La ville étrangère – une parmi d’autres — revient au premier plan, solidement attachée à l’appartement, lieu de repli bienheureux après le voyage (plusieurs allers et retours en peu de temps vers l’Orient tant elle était fascinée). Les lieux se superposent et se connectent dans les mémoires : c’est là que la vie se crée, bien réelle, bien ancrée, en même temps que le souvenir. Chaleur, moiteur, grouillement humain, moustiques, bruits toute la nuit, parfums ignorés. Elle cherchait l’important. Elle cherchait, ressentait, pores dilatés. Elle volait les odeurs comme on vole des pommes sur un marché à cause de la faim, une grande faim qui la poussait hors cadre. Les odeurs lui entraient dans le corps par la peau, la bouche, nourritures nouvelles alimentant ses fluides.
Odeurs : épices — clou de girofle en particulier –, fleur de frangipanier, vents salés du détroit de Malacca, voiles repliées des bateaux Bugis, sueurs, ordures, eaux sales, friture (partout ça cuisine, matériel de fortune sur des étals improvisés), carapaces de crevettes en décomposition.
Toucher : sueurs — la sienne et celle des autres –, skaï des banquettes de bus collant aux fesses, coton de son pantalon (elle n’en avait qu’un seul, elle le lavait et le remettait aussitôt), sable blanc des rivages éloignés des villes, paillasse pour dormir, sable encore jusqu’à la mer roulant ses bosses depuis l’Antarctique, sable collé à la peau, lune pleine inondant le paysage.
Bouche : nasi goreng, légumes et piments, sel, cigarette, biscuits secs, amant d’une nuit, morsures, goût de vie et de mort, fumées psychédéliques.
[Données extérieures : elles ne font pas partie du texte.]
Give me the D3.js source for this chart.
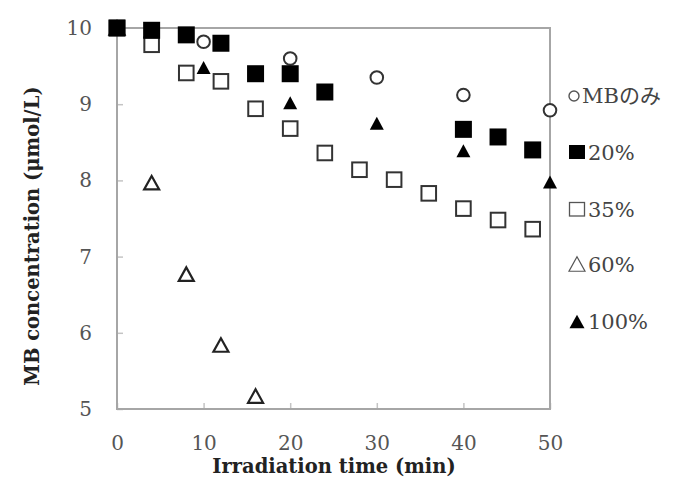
<!DOCTYPE html>
<html>
<head>
<meta charset="utf-8">
<script src="https://cdn.jsdelivr.net/npm/d3@7"></script>
<style>
  html, body { margin: 0; padding: 0; background: #fff; }
  svg { display: block; }
</style>
</head>
<body>
<div id="chart"></div>
<script>
// data
const timeMB = [0, 10, 20, 30, 40, 50]
const concMB = [10, 9.82, 9.60, 9.35, 9.12, 8.92]

const time20 = [0, 4, 8, 12, 16, 20, 24, 40, 44, 48]
const conc20 = [10, 9.97, 9.91, 9.80, 9.40, 9.40, 9.16, 8.67, 8.57, 8.40]

const time35 = [0, 4, 8, 12, 16, 20, 24, 28, 32, 36, 40, 44, 48]
const conc35 = [10, 9.78, 9.41, 9.30, 8.94, 8.68, 8.36, 8.14, 8.01, 7.83, 7.63, 7.48, 7.36]

const time60 = [0, 4, 8, 12, 16]
const conc60 = [10, 7.97, 6.77, 5.84, 5.17]

const time100 = [0, 10, 20, 30, 40, 50]
const conc100 = [10, 9.48, 9.02, 8.75, 8.39, 7.98]

const xTicks = [0, 10, 20, 30, 40, 50]
const yTicks = [5, 6, 7, 8, 9, 10]
const legendLabels = ['MBのみ', '20%', '35%', '60%', '100%']

const width = 683
const height = 480
const margin = { left: 117, right: 133, top: 28, bottom: 71 }

const svg = d3.select('#chart')
  .append('svg')
  .attr('width', width)
  .attr('height', height)

const x = d3.scaleLinear().domain([0, 50]).range([margin.left, width - margin.right])
const y = d3.scaleLinear().domain([5, 10]).range([height - margin.bottom, margin.top])

const tickFont = '"DejaVu Serif", "Liberation Serif", serif'

// axes (ticks point inward)
const gx = svg.append('g')
  .attr('transform', `translate(0,${y(5)})`)
  .call(d3.axisBottom(x).tickValues(xTicks).tickSize(-6).tickPadding(27).tickFormat(d3.format('d')))
gx.select('.domain').remove()

const gy = svg.append('g')
  .attr('transform', `translate(${x(0)},0)`)
  .call(d3.axisLeft(y).tickValues(yTicks).tickSize(-6).tickPadding(25).tickFormat(d3.format('d')))
gy.select('.domain').remove()

svg.selectAll('.tick line').attr('stroke', '#c4c4c4').attr('stroke-width', 1.5)
svg.selectAll('.tick text')
  .attr('font-family', tickFont)
  .attr('font-size', 20)
  .attr('fill', '#555')

// frame
svg.append('rect')
  .attr('x', x(0))
  .attr('y', y(10))
  .attr('width', x(50) - x(0))
  .attr('height', y(5) - y(10))
  .attr('fill', 'none')
  .attr('stroke', '#a6a6a6')
  .attr('stroke-width', 2)

// axis titles
svg.append('text')
  .attr('x', 334)
  .attr('y', 473)
  .attr('text-anchor', 'middle')
  .attr('font-family', tickFont)
  .attr('font-weight', 'bold')
  .attr('font-size', 19.5)
  .attr('fill', '#222')
  .text('Irradiation time (min)')

svg.append('text')
  .attr('transform', 'translate(39,236) rotate(-90)')
  .attr('text-anchor', 'middle')
  .attr('font-family', tickFont)
  .attr('font-weight', 'bold')
  .attr('font-size', 19.5)
  .attr('fill', '#222')
  .text('MB concentration (μmol/L)')

// triangle centred on its bounding box
function triPath(w, h) {
  return `M0,${-h / 2}L${w / 2},${h / 2}L${-w / 2},${h / 2}Z`
}

const pts = (ts, cs) => ts.map((t, i) => ({ t, c: cs[i] }))
const plot = svg.append('g')

// MB only: open circles
plot.selectAll('.mb')
  .data(pts(timeMB, concMB))
  .enter().append('circle')
  .attr('cx', d => x(d.t))
  .attr('cy', d => y(d.c))
  .attr('r', 6.3)
  .attr('fill', '#fff')
  .attr('stroke', '#333')
  .attr('stroke-width', 2)

// 35%: open squares
plot.selectAll('.s35')
  .data(pts(time35, conc35))
  .enter().append('rect')
  .attr('x', d => x(d.t) - 7.3)
  .attr('y', d => y(d.c) - 7.3)
  .attr('width', 14.6)
  .attr('height', 14.6)
  .attr('fill', '#fff')
  .attr('stroke', '#333')
  .attr('stroke-width', 2)

// 60%: open triangles
plot.selectAll('.s60')
  .data(pts(time60, conc60))
  .enter().append('path')
  .attr('d', triPath(15, 13.5))
  .attr('transform', d => `translate(${x(d.t)},${y(d.c)})`)
  .attr('fill', '#fff')
  .attr('stroke', '#222')
  .attr('stroke-width', 2.2)
  .attr('stroke-linejoin', 'miter')

// 100%: filled triangles
plot.selectAll('.s100')
  .data(pts(time100, conc100))
  .enter().append('path')
  .attr('d', triPath(14, 13))
  .attr('transform', d => `translate(${x(d.t)},${y(d.c)})`)
  .attr('fill', '#000')

// 20%: filled squares
plot.selectAll('.s20')
  .data(pts(time20, conc20))
  .enter().append('rect')
  .attr('x', d => x(d.t) - 8.5)
  .attr('y', d => y(d.c) - 8.5)
  .attr('width', 17)
  .attr('height', 17)
  .attr('fill', '#000')

// legend
const legendY = [103, 160, 217, 272, 329]
const legend = svg.append('g')
const lgText = '#444'

legend.append('circle')
  .attr('cx', 574).attr('cy', legendY[0] - 7).attr('r', 5)
  .attr('fill', 'none').attr('stroke', '#555').attr('stroke-width', 1.4)
legend.append('rect')
  .attr('x', 569).attr('y', legendY[1] - 15).attr('width', 16).attr('height', 14)
  .attr('fill', '#000')
legend.append('rect')
  .attr('x', 569.5).attr('y', legendY[2] - 14.5).attr('width', 15).attr('height', 13.5)
  .attr('fill', 'none').attr('stroke', '#555').attr('stroke-width', 1.3)
legend.append('path')
  .attr('d', triPath(16, 14.5))
  .attr('transform', `translate(577,${legendY[3] - 8})`)
  .attr('fill', 'none').attr('stroke', '#555').attr('stroke-width', 1.2)
legend.append('path')
  .attr('d', triPath(15, 13.5))
  .attr('transform', `translate(577,${legendY[4] - 7.5})`)
  .attr('fill', '#000')

legend.selectAll('.lt')
  .data(legendLabels)
  .enter().append('text')
  .attr('x', (d, i) => i === 0 ? 582 : 588)
  .attr('y', (d, i) => legendY[i])
  .attr('font-family', '"DejaVu Serif", "Noto Sans CJK JP", serif')
  .attr('font-size', 21)
  .attr('fill', lgText)
  .text(d => d)
</script>
</body>
</html>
Tout ce qu’elle aimait de l’effort à s’émanciper, du risque à pousser certaines portes, de la violence à se perdre – et même pour de bon s’il le fallait.
un texte écrit dans le cadre de l’atelier d’été 2018 « Construire une ville avec des mots »
La proposition d’écriture (en 20 minutes) : explorer la relation de l’écriture aux autres sens que la vue et l’ouïe : l’olfactif, le toucher, le goût, en 1 texte comme en 3…
Photographie Françoise Renaud
Il y a de l’orientation dans l’égarement, et sur le coup de la crainte tout s’inscrit dans le souvenir de ce voyage.
En final, comme un feu d’artifice, les mots font naître et mourir le corps monstrueux de ces deux villes qui se superposent… L’une et l’autre emplissent tout l’espace et nos sens explosent… J’ai seulement envie de m’y perdre avec toi…pour de bon !!! Jacqueline.
Sensualité de l’ailleurs confronté au rêve qu’on en avait ; les sensations, le toucher, le goût, exacerbent les sens. L’appel du large, peut-être…
Etre tout prés là et revivre tous ces moments, ces parfums, se souvenir et vibrer encore…
revivre ..
Aller au bout de soi même encore et toujours… Tu as choisi la proposition un texte trois sensations, et cela va bien à ton écriture si multi sensorielle. Oui, ce voyage on le fait en ta compagnie et on retrouve bien la grande amoureuse de la vie que tu es. Chapeau bas…
On lit le nez en l’air pour capter les odeurs qui flottent sur ton texte.
On voyage avec toi dans ces contrées lointaines, connues ou inconnues et on rêve d’y retourner.
Tout simplement, tu nous y emmène!
Deux villes se superposent, pourtant c’est celle d’où tu viens qui me parle. Celle des parfums d’orient. Les odeurs d’une ville ont une signature propre qui sont associées au voyage. Impossible de les dissocier de ce que l’on a vu ou entendu. Y penser suffit parfois à les faire resurgir avec force. Magie de de la mémoire. Un très beau texte qui m’a fait voyager. Merci Françoise.